Well, just a few months ago, I was an average person with a cell phone, a driver's license, and long-distance vision. How quickly it all slips away. Three pairs of prescription glasses disappeared in my house or who knows where. And so did the cell phone, and I have procrastinated in replacing all of them. My license expired. Then I couldn't get the new license because I would fail the vision test.* A brake light breaks (which of course makes it a thousand times more likely that I'd be pulled over and my lack of glasses noticed -- that's a big ticket). And then, the car battery fades. I think.
So this morning, I'm on Brand Blvd. Glendale, which as the crow flies is close to my house in Echo Park. But as the crow dreams, it's far. For one thing, it's in a valley (whereas Echo Park is hills), and even the quality of light is different. It's so much brighter, with old-fashioned palm trees, or no trees on the street, and the light, like the ground, is somewhat flat in comparison to the dappled, foggy light of the hills. Ethnically, it's majority Armenian, of course, whereas EP is Latino, Chinese-American, Filipino and white, mostly. Brand Blvd., if you've never seen it, is aptly named. It's the longest string of car dealerships I've ever seen: the Embassy Row of automakers in Los Angeles. It's sleepy looking.
I can't rent a car with an expired license. So I decide to wait out the repairs right there in Glendale -- estimate is six hours.
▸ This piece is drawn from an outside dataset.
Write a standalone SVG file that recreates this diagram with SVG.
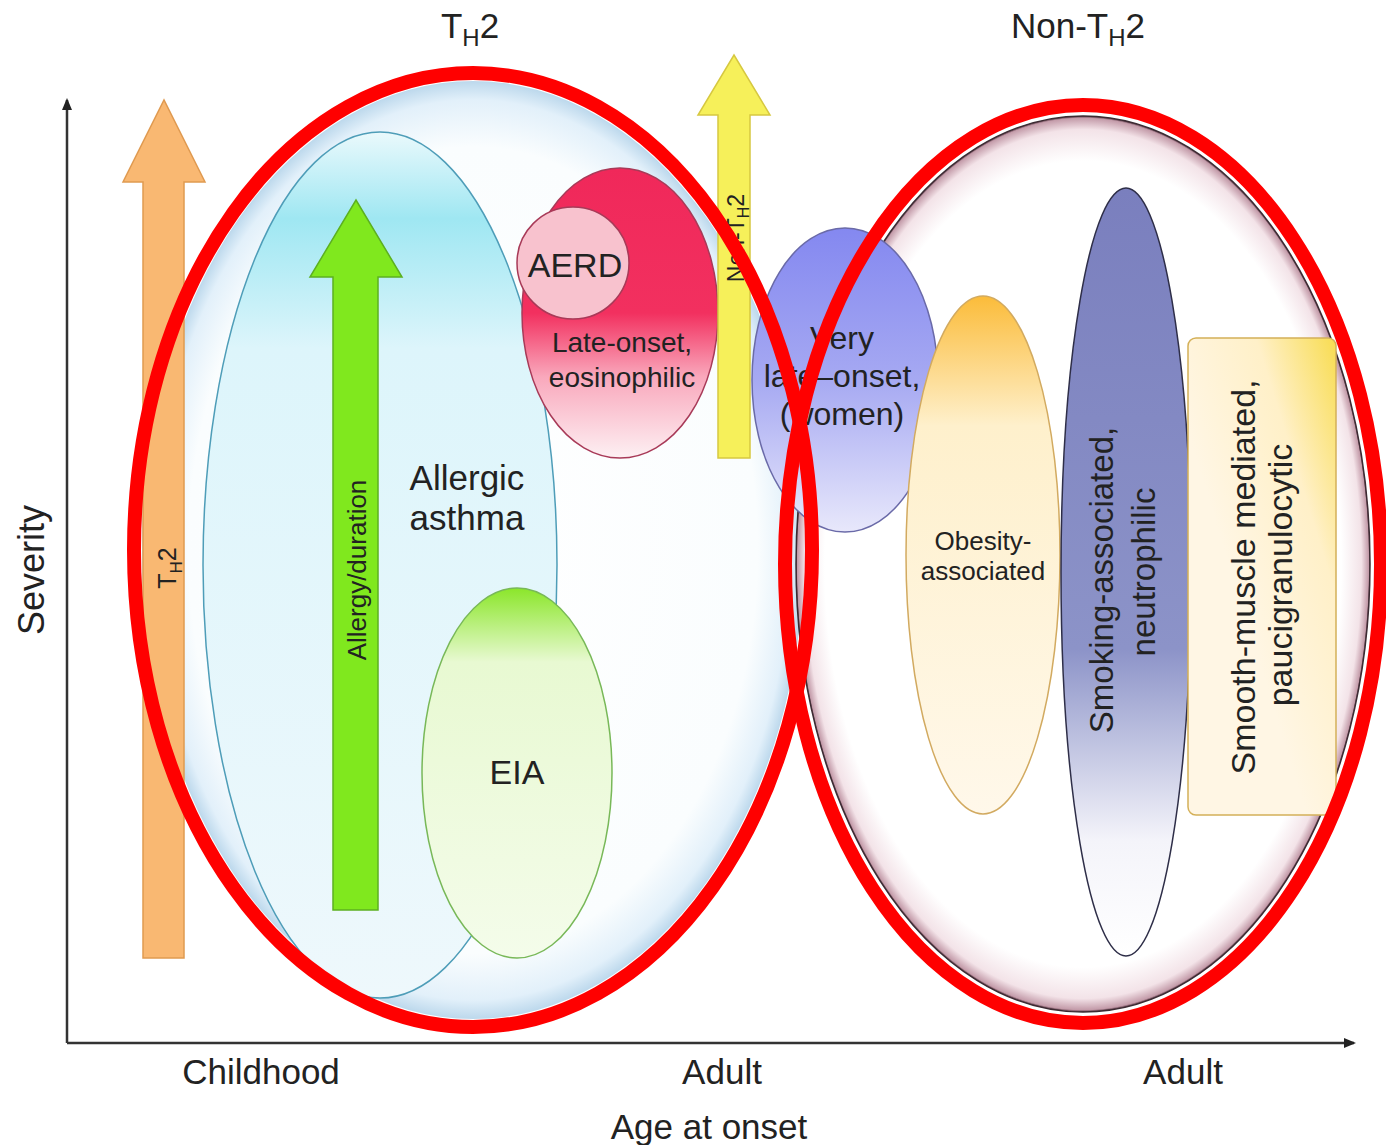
<svg xmlns="http://www.w3.org/2000/svg" width="1386" height="1145" viewBox="0 0 1386 1145">
<style>
text{font-family:"Liberation Sans",Arial,sans-serif;fill:#222222;}
.lbl{font-size:35px;}
.mid{text-anchor:middle;}
.axis{stroke:#333;stroke-width:2.5;fill:none;}
.red{fill:none;stroke:#FF0000;stroke-width:14;}
</style>
<defs>
<marker id="ah" markerWidth="12" markerHeight="12" refX="10" refY="5" orient="auto" markerUnits="userSpaceOnUse">
<path d="M0,0 L12,5 L0,10 z" fill="#222"/>
</marker>
<radialGradient id="gLeft" cx="0.5" cy="0.5" r="0.5">
<stop offset="0" stop-color="#FFFFFF"/>
<stop offset="0.86" stop-color="#FAFDFE"/>
<stop offset="0.96" stop-color="#E2F0FA"/>
<stop offset="1" stop-color="#BCD8EC"/>
</radialGradient>
<radialGradient id="gRight" cx="0.5" cy="0.5" r="0.5">
<stop offset="0" stop-color="#FFFFFF"/>
<stop offset="0.9" stop-color="#FFFFFF"/>
<stop offset="0.97" stop-color="#F3E3E8"/>
<stop offset="0.995" stop-color="#C49CAA"/>
<stop offset="1" stop-color="#553240"/>
</radialGradient>
<linearGradient id="gBlue" x1="0" y1="0" x2="0" y2="1">
<stop offset="0" stop-color="#EAF9FC"/>
<stop offset="0.1" stop-color="#9FE7F2"/>
<stop offset="0.25" stop-color="#DDF5FB"/>
<stop offset="1" stop-color="#EEF8FC"/>
</linearGradient>
<linearGradient id="gEIA" x1="0" y1="0" x2="0" y2="1">
<stop offset="0" stop-color="#8BE62A"/>
<stop offset="0.2" stop-color="#E8F9D2"/>
<stop offset="1" stop-color="#F4FCEA"/>
</linearGradient>
<linearGradient id="gLate" x1="0" y1="0" x2="0" y2="1">
<stop offset="0" stop-color="#F0285A"/>
<stop offset="0.5" stop-color="#F2305F"/>
<stop offset="0.72" stop-color="#F9A8BC"/>
<stop offset="1" stop-color="#FDF0F3"/>
</linearGradient>
<linearGradient id="gVery" x1="0" y1="0" x2="0" y2="1">
<stop offset="0" stop-color="#8488F0"/>
<stop offset="0.5" stop-color="#A6A9F2"/>
<stop offset="1" stop-color="#E8E8FB"/>
</linearGradient>
<linearGradient id="gObes" x1="0" y1="0" x2="0" y2="1">
<stop offset="0" stop-color="#FBBC3A"/>
<stop offset="0.25" stop-color="#FEF0CC"/>
<stop offset="1" stop-color="#FFF8EA"/>
</linearGradient>
<linearGradient id="gSmok" x1="0" y1="0" x2="0" y2="1">
<stop offset="0" stop-color="#7A7FBE"/>
<stop offset="0.6" stop-color="#8C93C8"/>
<stop offset="0.85" stop-color="#F4F4FA"/>
<stop offset="1" stop-color="#FFFFFF"/>
</linearGradient>
<linearGradient id="gBox" x1="1" y1="0" x2="0.4" y2="0.6">
<stop offset="0" stop-color="#F8DC50"/>
<stop offset="0.45" stop-color="#FFF0C8"/>
<stop offset="1" stop-color="#FFF6E4"/>
</linearGradient>
</defs>

<g id="region-shading">
<ellipse cx="473" cy="550" rx="331" ry="469" fill="url(#gLeft)"/>
<ellipse cx="1083" cy="564" rx="287" ry="448" fill="url(#gRight)" stroke="#3C2A32" stroke-width="1.5"/>
</g>

<g id="connectors">
<line class="axis" x1="67" y1="1043" x2="67" y2="100" marker-end="url(#ah)"/>
<line class="axis" x1="67" y1="1043" x2="1354" y2="1043" marker-end="url(#ah)"/>
</g>

<g id="arrow-th2">
<polygon points="143,958 184,958 184,182 205,182 164,100 123,182 143,182" fill="#F9B872" stroke="#E09A50" stroke-width="1.5"/>
<text transform="translate(176,568) rotate(-90)" class="mid" font-size="25">T<tspan font-size="17" dy="6">H</tspan><tspan dy="-6">2</tspan></text>
</g>

<g id="allergic-asthma">
<ellipse cx="380" cy="565" rx="177" ry="433" fill="url(#gBlue)" stroke="#4E9DB8" stroke-width="1.5"/>
<text class="lbl mid" x="467" y="490">Allergic</text>
<text class="lbl mid" x="467" y="530">asthma</text>
</g>

<g id="arrow-allergy">
<polygon points="333,910 378,910 378,277 402,277 356,200 310,277 333,277" fill="#80E81E" stroke="#5CB020" stroke-width="1.5"/>
<text transform="translate(366,570) rotate(-90)" class="mid" font-size="26">Allergy/duration</text>
</g>

<g id="eia">
<ellipse cx="517" cy="773" rx="95" ry="185" fill="url(#gEIA)" stroke="#78B858" stroke-width="1.5"/>
<text class="mid" x="517" y="784" font-size="34">EIA</text>
</g>

<g id="late-onset">
<ellipse cx="620" cy="313" rx="98" ry="145" fill="url(#gLate)" stroke="#A83A58" stroke-width="1.5"/>
<text class="mid" x="622" y="352" font-size="28">Late-onset,</text>
<text class="mid" x="622" y="387" font-size="28">eosinophilic</text>
</g>

<g id="aerd">
<circle cx="573" cy="263" r="56" fill="#F8C2CE" stroke="#A83A58" stroke-width="1.5"/>
<text class="mid" x="575" y="277" font-size="34">AERD</text>
</g>

<g id="arrow-nonth2">
<polygon points="718,458 750,458 750,115 770,115 734,55 698,115 718,115" fill="#F6F05A" stroke="#D6C840" stroke-width="1.5"/>
<text transform="translate(744,238) rotate(-90)" class="mid" font-size="23">Non-T<tspan font-size="16" dy="5">H</tspan><tspan dy="-5">2</tspan></text>
</g>

<g id="very-late-onset">
<ellipse cx="845" cy="380" rx="93" ry="152" fill="url(#gVery)" stroke="#6A6AA8" stroke-width="1.5"/>
<text class="mid" x="842" y="349" font-size="32">Very</text>
<text class="mid" x="842" y="387" font-size="32">late–onset,</text>
<text class="mid" x="842" y="425" font-size="32">(women)</text>
</g>

<g id="obesity">
<ellipse cx="983" cy="555" rx="77" ry="259" fill="url(#gObes)" stroke="#D2AA60" stroke-width="1.5"/>
<text class="mid" x="983" y="550" font-size="26">Obesity-</text>
<text class="mid" x="983" y="580" font-size="26">associated</text>
</g>

<g id="smoking">
<ellipse cx="1126" cy="572" rx="65" ry="384" fill="url(#gSmok)" stroke="#2E2E48" stroke-width="1.5"/>
<text transform="translate(1113,580) rotate(-90)" class="mid" font-size="33">Smoking-associated,</text>
<text transform="translate(1155,572) rotate(-90)" class="mid" font-size="33">neutrophilic</text>
</g>

<g id="smooth-muscle">
<rect x="1188" y="338" width="148" height="477" rx="8" fill="url(#gBox)" stroke="#D4B058" stroke-width="1.5"/>
<text transform="translate(1255,577) rotate(-90)" class="mid" font-size="34">Smooth-muscle mediated,</text>
<text transform="translate(1292,575) rotate(-90)" class="mid" font-size="34">paucigranulocytic</text>
</g>

<g id="th2-group">
<ellipse class="red" cx="473" cy="550" rx="339" ry="477"/>
<text class="lbl mid" x="470" y="38">T<tspan font-size="24" dy="8">H</tspan><tspan dy="-8">2</tspan></text>
</g>

<g id="non-th2-group">
<ellipse class="red" cx="1083" cy="564" rx="298" ry="459"/>
<text class="lbl mid" x="1078" y="38">Non-T<tspan font-size="24" dy="8">H</tspan><tspan dy="-8">2</tspan></text>
</g>

<g id="axis-labels">
<text transform="translate(44,570) rotate(-90)" class="mid" font-size="36">Severity</text>
<text class="lbl mid" x="261" y="1084">Childhood</text>
<text class="lbl mid" x="722" y="1084">Adult</text>
<text class="lbl mid" x="1183" y="1084">Adult</text>
<text class="lbl mid" x="709" y="1139">Age at onset</text>
</g>
</svg>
So, after we discuss repairs, the VW service rep and I plan my day. First, breakfast across the street at EatWell. He says they have wireless. And then I'll come back to VW, where they have an upstairs lounge that has wireless and desks. It's quiet and sunny. Although, of course, I could wait in the downstairs lounge and watch TV.
It's time to break this particular chain of procrastination, so I sign the estimate sheet and then walk the two-plus blocks to EatWell. I am familiar with the eatery's franchise cousins, so I assume it will be a mod counterpart of the Silver Lake diner. But what I find when I walk in through the front door is an old-fashioned greasy spoon, with the most perfunctory overlay of mod -- a few round, plastic hanging lights and an egg-shell lime color on the walls. Everything else has been there for at least thirty years, is my guess. And good for them for not ripping it all out -- that's sustainable design. I feel like I'm in the desert, coachella or Victorville. There are only two front windows, and these are covered by blinds, blocking the bright sunlight. The hostess says they do not have wireless. She tells me to sit anywhere. So I do, facing the front windows. Then I notice that all eight of the other patrons, solos, are facing me -- with their backs to the front door. Seems unnatural to me, until I guess that they must have parked in the lot behind EatWell, so the backdoor is the frontdoor, as far as they're concerned. (Car culture has them all turned around.) They look like an audience, and I wonder if I should read them some poetry, or tell a story. In fact, I have with me a pair of remarkable documents, one for re-reading and one that I can barely put down. The first is D-Town Visions/Building a City the River Can Be Proud of by my friend Lewis MacAdams with Joel Reynolds and Tim Grabiel. The second is advance proofs for Girl Factory, a novel by my friend Jim Krusoe. Both are pure poetry. But this looks like a tough room. Grouchy and private, hungry for food on a plate. The only performance they're interested in is the chef's. Maybe that's why they're all facing the kitchen. So I do like the regulars: order eggs and eat.
Then it's back to VW, where I have a 180-degree view on the 2nd-floor lounge -- San Gabriels to my right, Griffith Park to the left. A mottled silverish sheet of clouds in the sky. A nice view onto the sales floor, too. Over the loudspeaks "You're never gonna get it, no you're never gone get it" filling the air around the new cars, then it's another song, and one of the sales guys breaks out with a loud "Ah, ooh-wah" to a song I dont recognize. Then he's done.
It was like that.
*PS: New glasses are on their way -- right this minute!